Restate the whole of the material. Keep every word, and drop the pictures.

------------------------------------------------

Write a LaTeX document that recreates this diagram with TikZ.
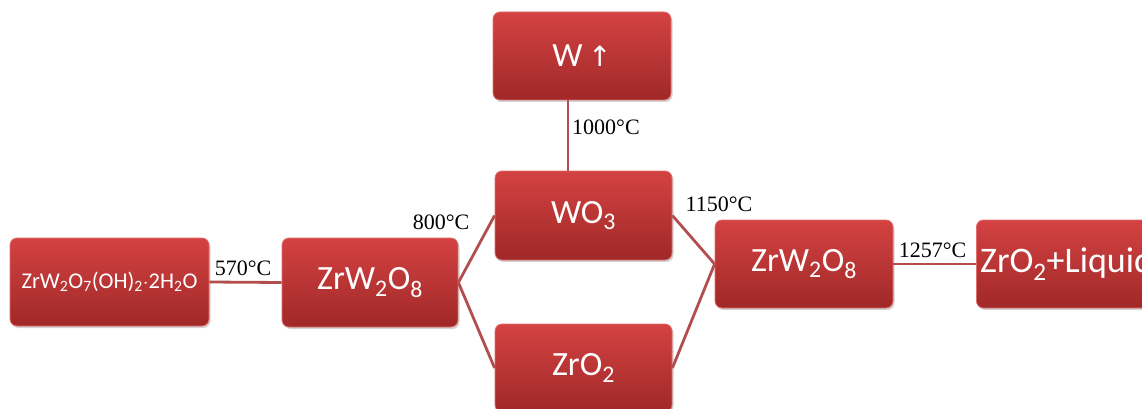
\documentclass[tikz,border=0pt]{standalone}
\usepackage{fontspec}
\setmainfont{Liberation Serif}
\newfontfamily\boxfont{Carlito}
\usetikzlibrary{shadows,calc}
\definecolor{boxtop}{RGB}{212,66,66}
\definecolor{boxbot}{RGB}{160,40,40}
\definecolor{boxedge}{RGB}{225,110,110}
\definecolor{linkcol}{RGB}{178,78,78}
\tikzset{
  rbox/.style={rectangle, rounded corners=7pt, top color=boxtop, bottom color=boxbot,
    draw=boxedge, line width=0.8pt, inner sep=0pt,
    drop shadow={opacity=0.35, shadow xshift=1.5pt, shadow yshift=-2pt},
    text=white, font=\boxfont\fontsize{34}{40}\selectfont},
  link/.style={draw=linkcol, line width=2.8pt},
  temp/.style={inner sep=0pt, font=\fontsize{22}{26}\selectfont, text=black}
}
\begin{document}
\begin{tikzpicture}[x=1pt,y=-1pt]
\useasboundingbox (0,0) rectangle (1142,409);
\clip (0,0) rectangle (1142,409);
% boxes
\node[rbox, minimum width=199pt, minimum height=88pt, font=\boxfont\fontsize{22.5}{26}\selectfont] (src) at (109.5,282) {ZrW\textsubscript{2}O\textsubscript{7}(OH)\textsubscript{2}$\cdot$2H\textsubscript{2}O};
\node[rbox, minimum width=176pt, minimum height=89pt] (z1) at (370,282.5) {ZrW\textsubscript{2}O\textsubscript{8}};
\node[rbox, minimum width=178pt, minimum height=88pt] (w) at (582,56) {W\,\raisebox{0.02em}{\fontspec{DejaVu Sans}\fontsize{28}{30}\selectfont ↑}};
\node[rbox, minimum width=177pt, minimum height=89pt] (wo3) at (583.5,215.5) {WO\textsubscript{3}};
\node[rbox, minimum width=177pt, minimum height=88pt] (zro2) at (583.5,368) {ZrO\textsubscript{2}};
\node[rbox, minimum width=178pt, minimum height=88pt] (z2) at (804,264) {ZrW\textsubscript{2}O\textsubscript{8}};
\node[rbox, minimum width=184pt, minimum height=88pt, anchor=west] (liq) at (976,264) {};
\node[inner sep=0pt, anchor=west, text=white, font=\boxfont\fontsize{36}{40}\selectfont] (liqtext) at ($(liq.west)+(4,0)$) {ZrO\textsubscript{2}+Liquid};
% connectors
\draw[link] (src.east) -- (z1.west);
\draw[link] (z1.east) -- (wo3.west);
\draw[link] (z1.east) -- (zro2.west);
\draw[link] ($(w.south)+(-14,0)$) -- ($(wo3.north)+(-15.5,0)$);
\draw[link] (wo3.east) -- (z2.west);
\draw[link] (zro2.east) -- (z2.west);
\draw[link] (z2.east) -- (liq.west);
% temperature labels
\node[temp, anchor=base] (t570) at (243,275) {570°C};
\node[temp, anchor=base] (t800) at (441,229) {800°C};
\node[temp, anchor=base west] (t1000) at (572,135) {1000°C};
\node[temp, anchor=base] (t1150) at (719,211) {1150°C};
\node[temp, anchor=base] (t1257) at (932.5,257) {1257°C};
\end{tikzpicture}
\end{document}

------------------------------------------------

* [SOLUTION TO THE EXERCISE]
Write a LaTeX document that recreates this diagram with TikZ.
\documentclass[tikz,border=0pt]{standalone}
\usepackage{fontspec}
\setmainfont{Liberation Serif}
\newfontfamily\boxfont{Carlito}
\usetikzlibrary{shadows,calc}
\definecolor{boxtop}{RGB}{212,66,66}
\definecolor{boxbot}{RGB}{160,40,40}
\definecolor{boxedge}{RGB}{225,110,110}
\definecolor{linkcol}{RGB}{178,78,78}
\tikzset{
  rbox/.style={rectangle, rounded corners=7pt, top color=boxtop, bottom color=boxbot,
    draw=boxedge, line width=0.8pt, inner sep=0pt,
    drop shadow={opacity=0.35, shadow xshift=1.5pt, shadow yshift=-2pt},
    text=white, font=\boxfont\fontsize{34}{40}\selectfont},
  link/.style={draw=linkcol, line width=2.8pt},
  temp/.style={inner sep=0pt, font=\fontsize{22}{26}\selectfont, text=black}
}
\begin{document}
\begin{tikzpicture}[x=1pt,y=-1pt]
\useasboundingbox (0,0) rectangle (1142,409);
\clip (0,0) rectangle (1142,409);
% boxes
\node[rbox, minimum width=199pt, minimum height=88pt, font=\boxfont\fontsize{22.5}{26}\selectfont] (src) at (109.5,282) {ZrW\textsubscript{2}O\textsubscript{7}(OH)\textsubscript{2}$\cdot$2H\textsubscript{2}O};
\node[rbox, minimum width=176pt, minimum height=89pt] (z1) at (370,282.5) {ZrW\textsubscript{2}O\textsubscript{8}};
\node[rbox, minimum width=178pt, minimum height=88pt] (w) at (582,56) {W\,\raisebox{0.02em}{\fontspec{DejaVu Sans}\fontsize{28}{30}\selectfont ↑}};
\node[rbox, minimum width=177pt, minimum height=89pt] (wo3) at (583.5,215.5) {WO\textsubscript{3}};
\node[rbox, minimum width=177pt, minimum height=88pt] (zro2) at (583.5,368) {ZrO\textsubscript{2}};
\node[rbox, minimum width=178pt, minimum height=88pt] (z2) at (804,264) {ZrW\textsubscript{2}O\textsubscript{8}};
\node[rbox, minimum width=184pt, minimum height=88pt, anchor=west] (liq) at (976,264) {};
\node[inner sep=0pt, anchor=west, text=white, font=\boxfont\fontsize{36}{40}\selectfont] (liqtext) at ($(liq.west)+(4,0)$) {ZrO\textsubscript{2}+Liquid};
% connectors
\draw[link] (src.east) -- (z1.west);
\draw[link] (z1.east) -- (wo3.west);
\draw[link] (z1.east) -- (zro2.west);
\draw[link] ($(w.south)+(-14,0)$) -- ($(wo3.north)+(-15.5,0)$);
\draw[link] (wo3.east) -- (z2.west);
\draw[link] (zro2.east) -- (z2.west);
\draw[link] (z2.east) -- (liq.west);
% temperature labels
\node[temp, anchor=base] (t570) at (243,275) {570°C};
\node[temp, anchor=base] (t800) at (441,229) {800°C};
\node[temp, anchor=base west] (t1000) at (572,135) {1000°C};
\node[temp, anchor=base] (t1150) at (719,211) {1150°C};
\node[temp, anchor=base] (t1257) at (932.5,257) {1257°C};
\end{tikzpicture}
\end{document}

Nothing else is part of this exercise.